## START

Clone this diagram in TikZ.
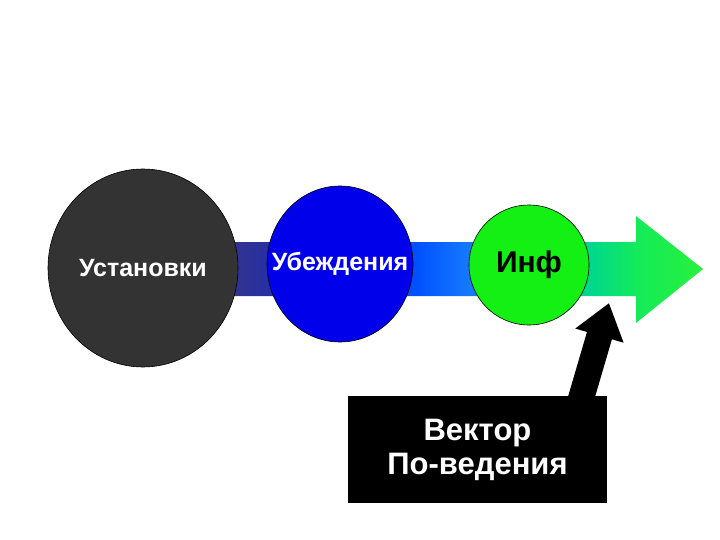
\documentclass[tikz,border=0pt]{standalone}
\usepackage{fontspec}
\setmainfont{Liberation Sans}
\usetikzlibrary{shapes.geometric,arrows.meta}
\definecolor{navyA}{RGB}{50,52,140}
\definecolor{navyB}{RGB}{35,45,175}
\definecolor{blueA}{RGB}{0,80,255}
\definecolor{blueB}{RGB}{20,120,255}
\definecolor{greenA}{RGB}{0,215,140}
\definecolor{greenB}{RGB}{20,235,90}
\definecolor{greenC}{RGB}{40,240,60}
\definecolor{darkgrey}{RGB}{51,51,51}
\definecolor{blueball}{RGB}{0,0,235}
\definecolor{greenball}{RGB}{20,240,20}
\pgfdeclarehorizontalshading{bigarrow}{100bp}{%
  color(0bp)=(navyA);
  color(25bp)=(navyA);
  color(31bp)=(navyB);
  color(44.5bp)=(blueA);
  color(50bp)=(blueB);
  color(63bp)=(greenA);
  color(68bp)=(greenB);
  color(75bp)=(greenC);
  color(100bp)=(greenC)}
\tikzset{
  ball/.style={ellipse, draw=black, line width=0.6pt, inner sep=0pt},
  lbl/.style={font=\bfseries\fontsize{25}{28}\selectfont},
}
\begin{document}
\begin{tikzpicture}[x=1pt,y=-1pt]
\useasboundingbox (0,0) rectangle (720,540);
% big gradient arrow
\shade[shading=bigarrow]
  (230,242) -- (636,242) -- (636,216) -- (703,269) -- (636,323) -- (636,296) -- (230,296) -- cycle;
% balls
\node[ball, fill=darkgrey, minimum width=190, minimum height=198,
      label={[text=white, lbl]center:Установки}] (ust) at (143,268) {};
\node[ball, fill=blueball, minimum width=146, minimum height=156,
      label={[text=white, lbl]center:Убеждения}] (ube) at (340,264) {};
\node[ball, fill=greenball, minimum width=120, minimum height=120,
      label={[text=black, font=\bfseries\fontsize{30}{34}\selectfont]center:Инф}] (inf) at (529,265) {};
% black arrow
\coordinate (as) at (580,402);
\coordinate (at) at (609,303);
\draw[line width=26pt, line cap=butt, -{Triangle[width=48pt,length=34pt]}] (as) -- (at);
% box
\node[fill=black, minimum width=259, minimum height=107, inner sep=0pt,
      text=white, align=center, font=\bfseries\fontsize{31}{34}\selectfont] (box) at (477.5,449.5)
      {Вектор\\По-ведения};
\end{tikzpicture}
\end{document}
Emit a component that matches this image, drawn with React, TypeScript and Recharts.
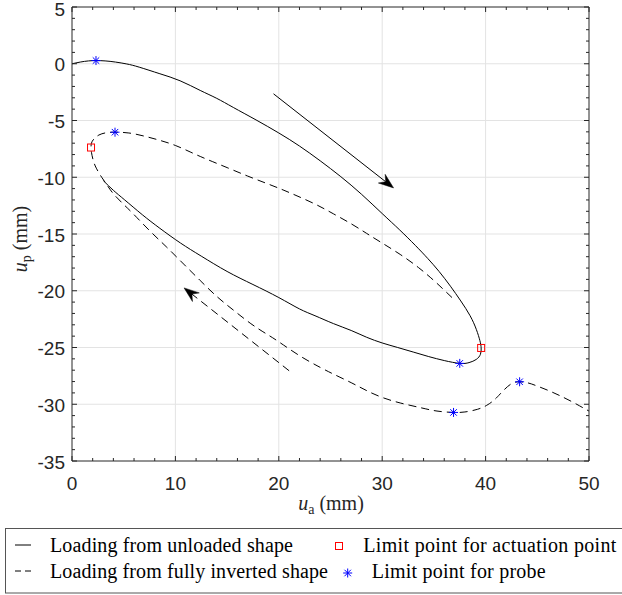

## END

Every record above should come back exactly, but without its pictures.

Clone this diagram in TikZ.
\documentclass[tikz,border=0pt]{standalone}
\usepackage{fontspec}
\setmainfont{Liberation Sans}
\usetikzlibrary{shapes.geometric,arrows.meta}
\definecolor{navyA}{RGB}{50,52,140}
\definecolor{navyB}{RGB}{35,45,175}
\definecolor{blueA}{RGB}{0,80,255}
\definecolor{blueB}{RGB}{20,120,255}
\definecolor{greenA}{RGB}{0,215,140}
\definecolor{greenB}{RGB}{20,235,90}
\definecolor{greenC}{RGB}{40,240,60}
\definecolor{darkgrey}{RGB}{51,51,51}
\definecolor{blueball}{RGB}{0,0,235}
\definecolor{greenball}{RGB}{20,240,20}
\pgfdeclarehorizontalshading{bigarrow}{100bp}{%
  color(0bp)=(navyA);
  color(25bp)=(navyA);
  color(31bp)=(navyB);
  color(44.5bp)=(blueA);
  color(50bp)=(blueB);
  color(63bp)=(greenA);
  color(68bp)=(greenB);
  color(75bp)=(greenC);
  color(100bp)=(greenC)}
\tikzset{
  ball/.style={ellipse, draw=black, line width=0.6pt, inner sep=0pt},
  lbl/.style={font=\bfseries\fontsize{25}{28}\selectfont},
}
\begin{document}
\begin{tikzpicture}[x=1pt,y=-1pt]
\useasboundingbox (0,0) rectangle (720,540);
% big gradient arrow
\shade[shading=bigarrow]
  (230,242) -- (636,242) -- (636,216) -- (703,269) -- (636,323) -- (636,296) -- (230,296) -- cycle;
% balls
\node[ball, fill=darkgrey, minimum width=190, minimum height=198,
      label={[text=white, lbl]center:Установки}] (ust) at (143,268) {};
\node[ball, fill=blueball, minimum width=146, minimum height=156,
      label={[text=white, lbl]center:Убеждения}] (ube) at (340,264) {};
\node[ball, fill=greenball, minimum width=120, minimum height=120,
      label={[text=black, font=\bfseries\fontsize{30}{34}\selectfont]center:Инф}] (inf) at (529,265) {};
% black arrow
\coordinate (as) at (580,402);
\coordinate (at) at (609,303);
\draw[line width=26pt, line cap=butt, -{Triangle[width=48pt,length=34pt]}] (as) -- (at);
% box
\node[fill=black, minimum width=259, minimum height=107, inner sep=0pt,
      text=white, align=center, font=\bfseries\fontsize{31}{34}\selectfont] (box) at (477.5,449.5)
      {Вектор\\По-ведения};
\end{tikzpicture}
\end{document}
Emit a component that matches this image, drawn with React, TypeScript and Recharts.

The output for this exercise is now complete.